● Data block:
-----

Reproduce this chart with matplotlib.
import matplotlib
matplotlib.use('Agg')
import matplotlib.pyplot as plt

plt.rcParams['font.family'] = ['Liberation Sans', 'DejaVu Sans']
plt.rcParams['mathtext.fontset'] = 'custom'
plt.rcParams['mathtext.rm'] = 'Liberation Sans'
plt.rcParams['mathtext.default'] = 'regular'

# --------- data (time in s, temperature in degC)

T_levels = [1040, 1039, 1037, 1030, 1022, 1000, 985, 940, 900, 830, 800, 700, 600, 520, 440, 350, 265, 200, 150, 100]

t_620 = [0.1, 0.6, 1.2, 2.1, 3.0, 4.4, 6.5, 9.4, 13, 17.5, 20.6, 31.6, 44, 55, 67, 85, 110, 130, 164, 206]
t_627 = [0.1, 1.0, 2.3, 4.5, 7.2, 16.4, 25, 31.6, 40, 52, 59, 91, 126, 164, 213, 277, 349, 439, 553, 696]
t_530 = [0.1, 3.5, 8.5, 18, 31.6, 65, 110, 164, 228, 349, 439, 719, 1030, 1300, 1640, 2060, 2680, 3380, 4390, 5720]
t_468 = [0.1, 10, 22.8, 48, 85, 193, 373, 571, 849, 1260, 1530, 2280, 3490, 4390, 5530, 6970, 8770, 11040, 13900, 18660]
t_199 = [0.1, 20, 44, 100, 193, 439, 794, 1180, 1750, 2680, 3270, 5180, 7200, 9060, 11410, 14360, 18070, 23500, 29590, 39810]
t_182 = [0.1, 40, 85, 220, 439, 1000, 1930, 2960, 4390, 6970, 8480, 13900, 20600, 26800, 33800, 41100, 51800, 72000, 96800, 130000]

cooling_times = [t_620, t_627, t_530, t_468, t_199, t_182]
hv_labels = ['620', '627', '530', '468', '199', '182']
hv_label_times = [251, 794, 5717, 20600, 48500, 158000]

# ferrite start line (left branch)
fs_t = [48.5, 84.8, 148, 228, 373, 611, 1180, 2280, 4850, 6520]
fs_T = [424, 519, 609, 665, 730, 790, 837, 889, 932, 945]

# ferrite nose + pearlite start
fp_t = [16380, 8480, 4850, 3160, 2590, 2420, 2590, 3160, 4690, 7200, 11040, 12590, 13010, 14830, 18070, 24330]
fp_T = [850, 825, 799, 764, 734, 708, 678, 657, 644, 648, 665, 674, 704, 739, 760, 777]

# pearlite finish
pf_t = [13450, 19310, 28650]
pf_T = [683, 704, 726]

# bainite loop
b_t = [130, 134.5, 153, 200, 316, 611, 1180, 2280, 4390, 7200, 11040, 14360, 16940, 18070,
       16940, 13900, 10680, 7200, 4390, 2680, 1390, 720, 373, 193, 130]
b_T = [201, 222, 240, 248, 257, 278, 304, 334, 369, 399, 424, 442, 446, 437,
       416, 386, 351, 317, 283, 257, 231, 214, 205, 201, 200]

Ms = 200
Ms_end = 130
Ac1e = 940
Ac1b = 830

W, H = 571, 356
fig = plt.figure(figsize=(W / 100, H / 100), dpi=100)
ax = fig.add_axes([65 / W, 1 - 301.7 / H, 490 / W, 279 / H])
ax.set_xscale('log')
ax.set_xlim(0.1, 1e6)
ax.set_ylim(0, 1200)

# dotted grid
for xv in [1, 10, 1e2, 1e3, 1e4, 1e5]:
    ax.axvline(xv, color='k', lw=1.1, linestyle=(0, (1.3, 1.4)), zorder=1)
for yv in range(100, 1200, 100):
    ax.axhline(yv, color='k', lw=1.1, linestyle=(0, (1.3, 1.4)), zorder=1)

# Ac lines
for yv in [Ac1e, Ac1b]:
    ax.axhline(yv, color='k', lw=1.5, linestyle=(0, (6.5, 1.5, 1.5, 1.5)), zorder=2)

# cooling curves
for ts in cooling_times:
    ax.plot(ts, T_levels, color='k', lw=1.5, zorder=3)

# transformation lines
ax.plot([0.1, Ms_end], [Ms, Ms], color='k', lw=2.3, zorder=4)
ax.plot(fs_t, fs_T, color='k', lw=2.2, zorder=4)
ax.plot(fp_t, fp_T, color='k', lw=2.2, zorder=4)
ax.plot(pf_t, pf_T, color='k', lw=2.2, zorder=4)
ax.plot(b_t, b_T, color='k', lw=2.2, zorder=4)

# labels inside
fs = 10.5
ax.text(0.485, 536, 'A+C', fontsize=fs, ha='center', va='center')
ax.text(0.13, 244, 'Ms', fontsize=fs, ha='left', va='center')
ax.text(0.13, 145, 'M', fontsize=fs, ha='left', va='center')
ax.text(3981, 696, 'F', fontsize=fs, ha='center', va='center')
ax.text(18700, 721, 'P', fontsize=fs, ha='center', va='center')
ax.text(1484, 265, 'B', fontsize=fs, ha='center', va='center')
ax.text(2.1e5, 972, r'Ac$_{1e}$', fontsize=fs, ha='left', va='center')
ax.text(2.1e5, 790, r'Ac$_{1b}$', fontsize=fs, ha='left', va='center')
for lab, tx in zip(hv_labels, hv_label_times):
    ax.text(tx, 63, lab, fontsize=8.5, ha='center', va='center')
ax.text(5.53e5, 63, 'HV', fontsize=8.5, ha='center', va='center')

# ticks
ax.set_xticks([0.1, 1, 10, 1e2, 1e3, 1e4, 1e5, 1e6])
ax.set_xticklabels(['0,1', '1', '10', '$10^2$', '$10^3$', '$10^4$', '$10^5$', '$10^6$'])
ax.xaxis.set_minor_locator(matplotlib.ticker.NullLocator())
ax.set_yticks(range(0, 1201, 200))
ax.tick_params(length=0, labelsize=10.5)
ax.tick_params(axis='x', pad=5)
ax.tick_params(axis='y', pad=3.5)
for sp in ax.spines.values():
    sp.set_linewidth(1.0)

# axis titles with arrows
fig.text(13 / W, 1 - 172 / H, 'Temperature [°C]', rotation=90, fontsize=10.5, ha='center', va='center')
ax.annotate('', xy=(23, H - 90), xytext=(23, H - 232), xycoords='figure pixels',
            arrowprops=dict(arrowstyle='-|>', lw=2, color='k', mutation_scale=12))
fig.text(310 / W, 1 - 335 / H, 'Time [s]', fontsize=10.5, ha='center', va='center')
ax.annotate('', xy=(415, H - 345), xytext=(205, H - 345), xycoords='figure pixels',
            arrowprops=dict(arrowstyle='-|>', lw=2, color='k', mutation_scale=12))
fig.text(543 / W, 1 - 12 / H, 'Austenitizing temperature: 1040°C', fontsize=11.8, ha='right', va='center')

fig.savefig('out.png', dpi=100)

-----

● Task instructions: Output the complete data exactly as written.

● Solution to this problem:
Reproduce this chart with matplotlib.
import matplotlib
matplotlib.use('Agg')
import matplotlib.pyplot as plt

plt.rcParams['font.family'] = ['Liberation Sans', 'DejaVu Sans']
plt.rcParams['mathtext.fontset'] = 'custom'
plt.rcParams['mathtext.rm'] = 'Liberation Sans'
plt.rcParams['mathtext.default'] = 'regular'

# --------- data (time in s, temperature in degC)

T_levels = [1040, 1039, 1037, 1030, 1022, 1000, 985, 940, 900, 830, 800, 700, 600, 520, 440, 350, 265, 200, 150, 100]

t_620 = [0.1, 0.6, 1.2, 2.1, 3.0, 4.4, 6.5, 9.4, 13, 17.5, 20.6, 31.6, 44, 55, 67, 85, 110, 130, 164, 206]
t_627 = [0.1, 1.0, 2.3, 4.5, 7.2, 16.4, 25, 31.6, 40, 52, 59, 91, 126, 164, 213, 277, 349, 439, 553, 696]
t_530 = [0.1, 3.5, 8.5, 18, 31.6, 65, 110, 164, 228, 349, 439, 719, 1030, 1300, 1640, 2060, 2680, 3380, 4390, 5720]
t_468 = [0.1, 10, 22.8, 48, 85, 193, 373, 571, 849, 1260, 1530, 2280, 3490, 4390, 5530, 6970, 8770, 11040, 13900, 18660]
t_199 = [0.1, 20, 44, 100, 193, 439, 794, 1180, 1750, 2680, 3270, 5180, 7200, 9060, 11410, 14360, 18070, 23500, 29590, 39810]
t_182 = [0.1, 40, 85, 220, 439, 1000, 1930, 2960, 4390, 6970, 8480, 13900, 20600, 26800, 33800, 41100, 51800, 72000, 96800, 130000]

cooling_times = [t_620, t_627, t_530, t_468, t_199, t_182]
hv_labels = ['620', '627', '530', '468', '199', '182']
hv_label_times = [251, 794, 5717, 20600, 48500, 158000]

# ferrite start line (left branch)
fs_t = [48.5, 84.8, 148, 228, 373, 611, 1180, 2280, 4850, 6520]
fs_T = [424, 519, 609, 665, 730, 790, 837, 889, 932, 945]

# ferrite nose + pearlite start
fp_t = [16380, 8480, 4850, 3160, 2590, 2420, 2590, 3160, 4690, 7200, 11040, 12590, 13010, 14830, 18070, 24330]
fp_T = [850, 825, 799, 764, 734, 708, 678, 657, 644, 648, 665, 674, 704, 739, 760, 777]

# pearlite finish
pf_t = [13450, 19310, 28650]
pf_T = [683, 704, 726]

# bainite loop
b_t = [130, 134.5, 153, 200, 316, 611, 1180, 2280, 4390, 7200, 11040, 14360, 16940, 18070,
       16940, 13900, 10680, 7200, 4390, 2680, 1390, 720, 373, 193, 130]
b_T = [201, 222, 240, 248, 257, 278, 304, 334, 369, 399, 424, 442, 446, 437,
       416, 386, 351, 317, 283, 257, 231, 214, 205, 201, 200]

Ms = 200
Ms_end = 130
Ac1e = 940
Ac1b = 830

W, H = 571, 356
fig = plt.figure(figsize=(W / 100, H / 100), dpi=100)
ax = fig.add_axes([65 / W, 1 - 301.7 / H, 490 / W, 279 / H])
ax.set_xscale('log')
ax.set_xlim(0.1, 1e6)
ax.set_ylim(0, 1200)

# dotted grid
for xv in [1, 10, 1e2, 1e3, 1e4, 1e5]:
    ax.axvline(xv, color='k', lw=1.1, linestyle=(0, (1.3, 1.4)), zorder=1)
for yv in range(100, 1200, 100):
    ax.axhline(yv, color='k', lw=1.1, linestyle=(0, (1.3, 1.4)), zorder=1)

# Ac lines
for yv in [Ac1e, Ac1b]:
    ax.axhline(yv, color='k', lw=1.5, linestyle=(0, (6.5, 1.5, 1.5, 1.5)), zorder=2)

# cooling curves
for ts in cooling_times:
    ax.plot(ts, T_levels, color='k', lw=1.5, zorder=3)

# transformation lines
ax.plot([0.1, Ms_end], [Ms, Ms], color='k', lw=2.3, zorder=4)
ax.plot(fs_t, fs_T, color='k', lw=2.2, zorder=4)
ax.plot(fp_t, fp_T, color='k', lw=2.2, zorder=4)
ax.plot(pf_t, pf_T, color='k', lw=2.2, zorder=4)
ax.plot(b_t, b_T, color='k', lw=2.2, zorder=4)

# labels inside
fs = 10.5
ax.text(0.485, 536, 'A+C', fontsize=fs, ha='center', va='center')
ax.text(0.13, 244, 'Ms', fontsize=fs, ha='left', va='center')
ax.text(0.13, 145, 'M', fontsize=fs, ha='left', va='center')
ax.text(3981, 696, 'F', fontsize=fs, ha='center', va='center')
ax.text(18700, 721, 'P', fontsize=fs, ha='center', va='center')
ax.text(1484, 265, 'B', fontsize=fs, ha='center', va='center')
ax.text(2.1e5, 972, r'Ac$_{1e}$', fontsize=fs, ha='left', va='center')
ax.text(2.1e5, 790, r'Ac$_{1b}$', fontsize=fs, ha='left', va='center')
for lab, tx in zip(hv_labels, hv_label_times):
    ax.text(tx, 63, lab, fontsize=8.5, ha='center', va='center')
ax.text(5.53e5, 63, 'HV', fontsize=8.5, ha='center', va='center')

# ticks
ax.set_xticks([0.1, 1, 10, 1e2, 1e3, 1e4, 1e5, 1e6])
ax.set_xticklabels(['0,1', '1', '10', '$10^2$', '$10^3$', '$10^4$', '$10^5$', '$10^6$'])
ax.xaxis.set_minor_locator(matplotlib.ticker.NullLocator())
ax.set_yticks(range(0, 1201, 200))
ax.tick_params(length=0, labelsize=10.5)
ax.tick_params(axis='x', pad=5)
ax.tick_params(axis='y', pad=3.5)
for sp in ax.spines.values():
    sp.set_linewidth(1.0)

# axis titles with arrows
fig.text(13 / W, 1 - 172 / H, 'Temperature [°C]', rotation=90, fontsize=10.5, ha='center', va='center')
ax.annotate('', xy=(23, H - 90), xytext=(23, H - 232), xycoords='figure pixels',
            arrowprops=dict(arrowstyle='-|>', lw=2, color='k', mutation_scale=12))
fig.text(310 / W, 1 - 335 / H, 'Time [s]', fontsize=10.5, ha='center', va='center')
ax.annotate('', xy=(415, H - 345), xytext=(205, H - 345), xycoords='figure pixels',
            arrowprops=dict(arrowstyle='-|>', lw=2, color='k', mutation_scale=12))
fig.text(543 / W, 1 - 12 / H, 'Austenitizing temperature: 1040°C', fontsize=11.8, ha='right', va='center')

fig.savefig('out.png', dpi=100)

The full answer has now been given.